Court qualifies audited accounts
The court ordered a company to pay its former pharmacist after it concluded that the audited accounts did not reflect the reality of what had actually taken place in the pharmacy.
This was decided in Josella Terribile v J&L Zammit Ltd on 6 October, 2014 by Mr Justice Anthony Ellul.
Ms Terribile filed her action by stating that she had entered into a private writing with J&L Zammit Ltd (J&L) where she would be given 50% of the profits of the pharmacy she would run, as self-employed. This agreement was signed on 31 January, 2005, but J&L terminated this agreement in August 2006 unilaterally “without any just cause”. The company failed to pay her 50% for 2006, neither was she given the accounts for the years she worked for J&L. Ms Terribile asked the court to order the handover of the accounts for 2005 and 2006 and to order the company to pay her share.
The company defended itself by stating that Ms Terribile was paid more than was due and therefore, was not owed more money. Furthermore, the agreement was terminated due to valid reasons.
Mr Justice Ellul considered the evidence produced by the parties. The plaintiff presented a copybook that contained notes of all sales and purchases the pharmacy made. According to this copybook the pharmacy sold Lm142,203 and in 2006 until August the sales amounted to Lm74,746.57. Purchases for 2005 were Lm107,874, while for the first eight months of 2006 they amounted to Lm50,283.98.
Expenses consisted of Lm8,125.79 in 2005 and no total was given for 2006. Ms Terribile also presented the workings of the profits for 2005, prepared by the company’s accountant. The accountant testified that these were not the actual profits but projections, but the court was not convinced and held that projections are not done by including cents. The accountant’s workings were similar to the plaintiff’s workings from the copybook.

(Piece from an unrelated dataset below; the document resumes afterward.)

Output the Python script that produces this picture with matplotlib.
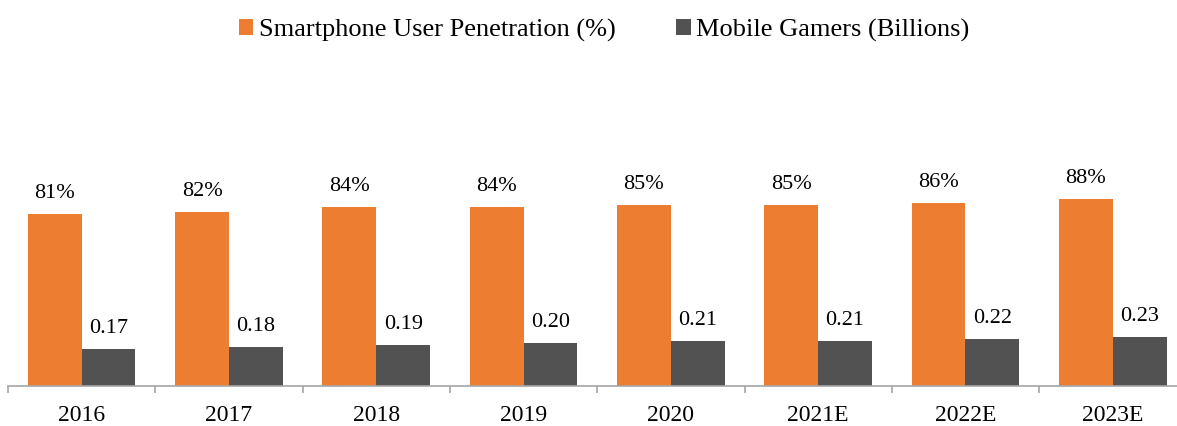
import matplotlib.pyplot as plt
import numpy as np

years = ['2016', '2017', '2018', '2019', '2020', '2021E', '2022E', '2023E']
penetration = [0.81, 0.82, 0.84, 0.84, 0.85, 0.85, 0.86, 0.88]
gamers = [0.17, 0.18, 0.19, 0.20, 0.21, 0.21, 0.22, 0.23]

orange = '#ED7D31'
grey = '#525252'

plt.rcParams['font.family'] = 'Liberation Serif'

fig = plt.figure(figsize=(11.77, 4.26), dpi=100)
# axes run a bit past the right edge like the original
ax = fig.add_axes([8 / 1177, 40.5 / 426, 1178.4 / 1177, 212 / 426])

x = np.arange(len(years))
w = 0.365
b1 = ax.bar(x - w / 2, penetration, w, color=orange, label='Smartphone User Penetration (%)')
b2 = ax.bar(x + w / 2, gamers, w, color=grey, label='Mobile Gamers (Billions)')

for rect, v in zip(b1, penetration):
    ax.annotate(f'{v * 100:.0f}%', (rect.get_x() + rect.get_width() / 2, v),
                xytext=(0, 11.5), textcoords='offset points',
                ha='center', va='baseline', fontsize=16)
for rect, v in zip(b2, gamers):
    ax.annotate(f'{v:.2f}', (rect.get_x() + rect.get_width() / 2, v),
                xytext=(0, 11.5), textcoords='offset points',
                ha='center', va='baseline', fontsize=16)

ax.set_xlim(-0.5, len(years) - 0.5)
ax.set_ylim(0, 1)
ax.set_yticks([])
for s in ['top', 'right', 'left']:
    ax.spines[s].set_visible(False)
ax.spines['bottom'].set_color('#A6A6A6')
ax.spines['bottom'].set_linewidth(1.2)

ax.set_xticks(np.arange(len(years) + 1) - 0.5, minor=True)
ax.set_xticks(x)
ax.set_xticklabels(years, fontsize=17)
ax.tick_params(axis='x', which='major', length=0, pad=14)
ax.tick_params(axis='x', which='minor', length=5, color='#A6A6A6', width=1.2)

fig.legend(loc='center', bbox_to_anchor=(604 / 1177, 1 - 30 / 426), ncol=2,
           frameon=False, fontsize=19, handlelength=0.55, handleheight=0.55,
           handletextpad=0.2, columnspacing=2.3)

fig.savefig('out.png', dpi=100)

The company presented the court with audited accounts for 2005 and 2006, from which in 2006, the company showed a loss. The court delved into these accounts and found that some figures that had notes “less under”, which was taken to mean “less undeclared”. Further, the plaintiff company reduced tax it was bound to pay.
This was of no concern for the plaintiff. Further expenses included in the accounts were depreciation and a management fee, which were not according to the agreement of the parties. In fact in 2006 the plaintiff was paid Lm1,000 or Lm1,500 monthly and therefore, the defendants must have known the value of the business. According to the audited accounts of 2006, the company made a loss and therefore, Ms Terribile owed the company money, however, the company took no action to retrieve this money.
The court concluded that the audited accounts did not reflect the reality and that in 2005, she was to receive Lm11,775. With regard to 2006 the court calculated that, from what was written in the copybook, parts of the audited accounts, and also what had taken place in 2005, Ms Terribile was owed Lm8,731.
With regard to the penalty of Lm5,000 in the agreement if this was terminated by one of the parties due to an unjust cause, the defendant said that they were forced to terminate because she opened the pharmacy late, there was bad management and the company received reports from the resident doctor that she was pocketing his money from patients.
This last charge was substantiated by the resident doctor who attended the pharmacy. The plaintiff denied this and explained that the doctor’s fees were reduced to pay for cleaning, electricity and other expenses. However, when the doctor testified he noticed that his fees were reduced when the plaintiff was in the pharmacy, and when the owners were in the pharmacy his takings were much more. The court concluded that the company was justified to terminate the agreement and no penalty was due.
The court concluded by ordering the company to pay the plaintiff €16,321.27.